» **Exercise description**
Exact reproduction of the data is required, with images excluded.
# # # # #
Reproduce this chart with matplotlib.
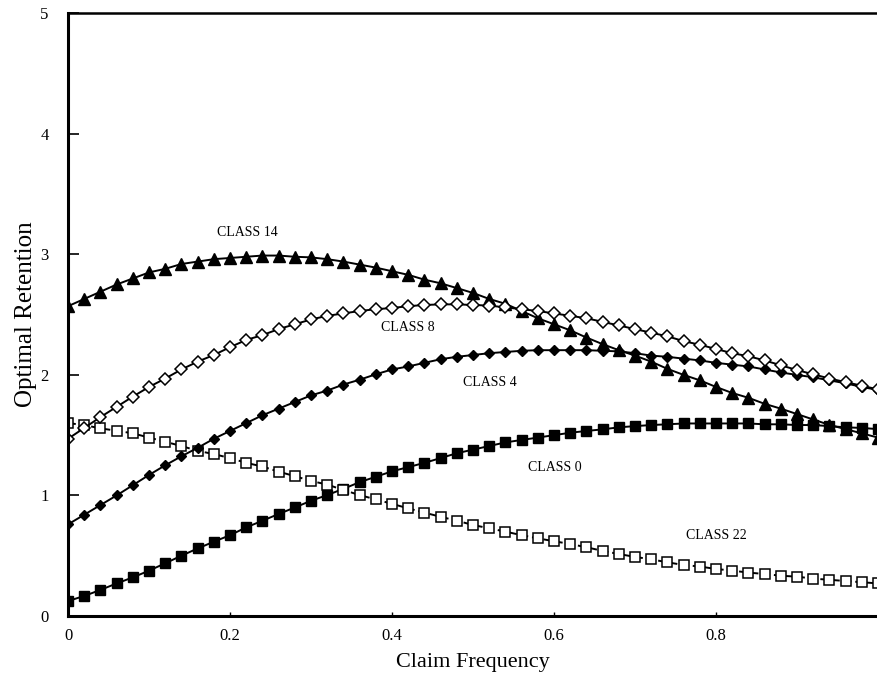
import numpy as np
import matplotlib
matplotlib.use("Agg")
from matplotlib import pyplot as plt

plt.rcParams['font.family'] = ['Liberation Serif', 'DejaVu Serif']

# claim frequency grid, 0 to 1 in steps of 0.02
freq = np.linspace(0.0, 1.0, 51)

class14 = [2.57, 2.63, 2.69, 2.75, 2.80, 2.85, 2.88, 2.92, 2.94, 2.96, 2.97, 2.98, 2.99, 2.99, 2.98, 2.975, 2.96,
           2.94, 2.915, 2.89, 2.86, 2.83, 2.79, 2.76, 2.72, 2.68, 2.63, 2.59, 2.53, 2.47, 2.42, 2.37, 2.31,
           2.255, 2.205, 2.16, 2.11, 2.05, 2.00, 1.955, 1.90, 1.85, 1.81, 1.76, 1.72, 1.675, 1.63, 1.585, 1.55, 1.515, 1.48]

class8 = [1.47, 1.56, 1.65, 1.735, 1.82, 1.90, 1.97, 2.045, 2.11, 2.165, 2.23, 2.29, 2.33, 2.38, 2.42, 2.46, 2.49,
          2.51, 2.53, 2.545, 2.555, 2.57, 2.58, 2.585, 2.585, 2.58, 2.575, 2.56, 2.545, 2.53, 2.51, 2.49, 2.47,
          2.44, 2.41, 2.38, 2.35, 2.32, 2.28, 2.25, 2.215, 2.18, 2.155, 2.12, 2.08, 2.04, 2.005, 1.97, 1.94, 1.91, 1.88]

class4 = [0.76, 0.84, 0.92, 1.00, 1.085, 1.17, 1.25, 1.325, 1.395, 1.47, 1.535, 1.60, 1.665, 1.72, 1.775, 1.83, 1.87,
          1.92, 1.96, 2.005, 2.045, 2.07, 2.10, 2.13, 2.15, 2.165, 2.18, 2.19, 2.20, 2.205, 2.205, 2.205, 2.205,
          2.20, 2.195, 2.18, 2.16, 2.15, 2.135, 2.12, 2.10, 2.085, 2.07, 2.045, 2.02, 2.00, 1.98, 1.955, 1.93, 1.90, 1.875]

class0 = [0.124, 0.166, 0.216, 0.27, 0.32, 0.376, 0.437, 0.50, 0.56, 0.616, 0.67, 0.735, 0.79, 0.846, 0.90, 0.956, 1.003,
          1.055, 1.11, 1.155, 1.20, 1.235, 1.27, 1.31, 1.35, 1.38, 1.41, 1.44, 1.46, 1.48, 1.50, 1.52, 1.535,
          1.548, 1.565, 1.575, 1.584, 1.59, 1.597, 1.597, 1.597, 1.597, 1.597, 1.59, 1.59, 1.584, 1.584, 1.575, 1.565, 1.56, 1.55]

class22 = [1.60, 1.584, 1.556, 1.537, 1.515, 1.48, 1.445, 1.41, 1.37, 1.343, 1.31, 1.27, 1.24, 1.197, 1.16, 1.12, 1.09,
           1.045, 1.003, 0.967, 0.93, 0.893, 0.857, 0.823, 0.79, 0.755, 0.727, 0.70, 0.67, 0.644, 0.62, 0.597, 0.57,
           0.54, 0.514, 0.49, 0.47, 0.445, 0.423, 0.41, 0.39, 0.376, 0.36, 0.348, 0.334, 0.326, 0.31, 0.30, 0.29, 0.28, 0.27]

labels = ["CLASS 14", "CLASS 8", "CLASS 4", "CLASS 0", "CLASS 22"]
label_x = [0.221, 0.42, 0.521, 0.601, 0.801]
label_y = [3.18, 2.39, 1.94, 1.235, 0.67]

fig = plt.figure(figsize=(8.78, 6.88), dpi=100)
ax = fig.add_axes([0.0775, 0.1047, 0.9225, 0.876])

ax.plot(freq, class0, '-', color='k', lw=1.4, marker='s', ms=6.5, mfc='k', mec='k')
ax.plot(freq, class22, color='k', lw=1.4, ls=(0, (4, 2)), marker='s', ms=7, mfc='white', mec='k', mew=1.1)
ax.plot(freq, class4, '-', color='k', lw=1.4, marker='D', ms=5.5, mfc='k', mec='k')
ax.plot(freq, class14, '-', color='k', lw=1.4, marker='^', ms=8, mfc='k', mec='k')
ax.plot(freq, class8, '-', color='k', lw=1.4, marker='D', ms=6, mfc='white', mec='k', mew=1.1)

for txt, lx, ly in zip(labels, label_x, label_y):
    ax.text(lx, ly, txt, fontsize=10, ha='center', va='center')

ax.set_xlim(0, 1.0)
ax.set_ylim(0, 5)
ax.set_xticks([0, 0.2, 0.4, 0.6, 0.8])
ax.set_xticklabels(["0", "0.2", "0.4", "0.6", "0.8"])
ax.set_yticks([0, 1, 2, 3, 4, 5])
ax.set_yticklabels(["0", "1", "2", "3", "4", "5"])
ax.tick_params(axis='y', direction='in', length=8, width=1.2, pad=14, labelsize=12)
ax.tick_params(axis='x', direction='in', length=3, width=1.0, pad=9, labelsize=12)

ax.spines['right'].set_visible(False)
ax.spines['left'].set_linewidth(2.2)
ax.spines['bottom'].set_linewidth(2.2)
ax.spines['top'].set_linewidth(1.8)

ax.set_xlabel("Claim Frequency", fontsize=16, labelpad=6)
ax.set_ylabel("Optimal Retention", fontsize=18, labelpad=2)

fig.savefig("out.png", dpi=100)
# # # # #
» **Worked solution**
Reproduce this chart with matplotlib.
import numpy as np
import matplotlib
matplotlib.use("Agg")
from matplotlib import pyplot as plt

plt.rcParams['font.family'] = ['Liberation Serif', 'DejaVu Serif']

# claim frequency grid, 0 to 1 in steps of 0.02
freq = np.linspace(0.0, 1.0, 51)

class14 = [2.57, 2.63, 2.69, 2.75, 2.80, 2.85, 2.88, 2.92, 2.94, 2.96, 2.97, 2.98, 2.99, 2.99, 2.98, 2.975, 2.96,
           2.94, 2.915, 2.89, 2.86, 2.83, 2.79, 2.76, 2.72, 2.68, 2.63, 2.59, 2.53, 2.47, 2.42, 2.37, 2.31,
           2.255, 2.205, 2.16, 2.11, 2.05, 2.00, 1.955, 1.90, 1.85, 1.81, 1.76, 1.72, 1.675, 1.63, 1.585, 1.55, 1.515, 1.48]

class8 = [1.47, 1.56, 1.65, 1.735, 1.82, 1.90, 1.97, 2.045, 2.11, 2.165, 2.23, 2.29, 2.33, 2.38, 2.42, 2.46, 2.49,
          2.51, 2.53, 2.545, 2.555, 2.57, 2.58, 2.585, 2.585, 2.58, 2.575, 2.56, 2.545, 2.53, 2.51, 2.49, 2.47,
          2.44, 2.41, 2.38, 2.35, 2.32, 2.28, 2.25, 2.215, 2.18, 2.155, 2.12, 2.08, 2.04, 2.005, 1.97, 1.94, 1.91, 1.88]

class4 = [0.76, 0.84, 0.92, 1.00, 1.085, 1.17, 1.25, 1.325, 1.395, 1.47, 1.535, 1.60, 1.665, 1.72, 1.775, 1.83, 1.87,
          1.92, 1.96, 2.005, 2.045, 2.07, 2.10, 2.13, 2.15, 2.165, 2.18, 2.19, 2.20, 2.205, 2.205, 2.205, 2.205,
          2.20, 2.195, 2.18, 2.16, 2.15, 2.135, 2.12, 2.10, 2.085, 2.07, 2.045, 2.02, 2.00, 1.98, 1.955, 1.93, 1.90, 1.875]

class0 = [0.124, 0.166, 0.216, 0.27, 0.32, 0.376, 0.437, 0.50, 0.56, 0.616, 0.67, 0.735, 0.79, 0.846, 0.90, 0.956, 1.003,
          1.055, 1.11, 1.155, 1.20, 1.235, 1.27, 1.31, 1.35, 1.38, 1.41, 1.44, 1.46, 1.48, 1.50, 1.52, 1.535,
          1.548, 1.565, 1.575, 1.584, 1.59, 1.597, 1.597, 1.597, 1.597, 1.597, 1.59, 1.59, 1.584, 1.584, 1.575, 1.565, 1.56, 1.55]

class22 = [1.60, 1.584, 1.556, 1.537, 1.515, 1.48, 1.445, 1.41, 1.37, 1.343, 1.31, 1.27, 1.24, 1.197, 1.16, 1.12, 1.09,
           1.045, 1.003, 0.967, 0.93, 0.893, 0.857, 0.823, 0.79, 0.755, 0.727, 0.70, 0.67, 0.644, 0.62, 0.597, 0.57,
           0.54, 0.514, 0.49, 0.47, 0.445, 0.423, 0.41, 0.39, 0.376, 0.36, 0.348, 0.334, 0.326, 0.31, 0.30, 0.29, 0.28, 0.27]

labels = ["CLASS 14", "CLASS 8", "CLASS 4", "CLASS 0", "CLASS 22"]
label_x = [0.221, 0.42, 0.521, 0.601, 0.801]
label_y = [3.18, 2.39, 1.94, 1.235, 0.67]

fig = plt.figure(figsize=(8.78, 6.88), dpi=100)
ax = fig.add_axes([0.0775, 0.1047, 0.9225, 0.876])

ax.plot(freq, class0, '-', color='k', lw=1.4, marker='s', ms=6.5, mfc='k', mec='k')
ax.plot(freq, class22, color='k', lw=1.4, ls=(0, (4, 2)), marker='s', ms=7, mfc='white', mec='k', mew=1.1)
ax.plot(freq, class4, '-', color='k', lw=1.4, marker='D', ms=5.5, mfc='k', mec='k')
ax.plot(freq, class14, '-', color='k', lw=1.4, marker='^', ms=8, mfc='k', mec='k')
ax.plot(freq, class8, '-', color='k', lw=1.4, marker='D', ms=6, mfc='white', mec='k', mew=1.1)

for txt, lx, ly in zip(labels, label_x, label_y):
    ax.text(lx, ly, txt, fontsize=10, ha='center', va='center')

ax.set_xlim(0, 1.0)
ax.set_ylim(0, 5)
ax.set_xticks([0, 0.2, 0.4, 0.6, 0.8])
ax.set_xticklabels(["0", "0.2", "0.4", "0.6", "0.8"])
ax.set_yticks([0, 1, 2, 3, 4, 5])
ax.set_yticklabels(["0", "1", "2", "3", "4", "5"])
ax.tick_params(axis='y', direction='in', length=8, width=1.2, pad=14, labelsize=12)
ax.tick_params(axis='x', direction='in', length=3, width=1.0, pad=9, labelsize=12)

ax.spines['right'].set_visible(False)
ax.spines['left'].set_linewidth(2.2)
ax.spines['bottom'].set_linewidth(2.2)
ax.spines['top'].set_linewidth(1.8)

ax.set_xlabel("Claim Frequency", fontsize=16, labelpad=6)
ax.set_ylabel("Optimal Retention", fontsize=18, labelpad=2)

fig.savefig("out.png", dpi=100)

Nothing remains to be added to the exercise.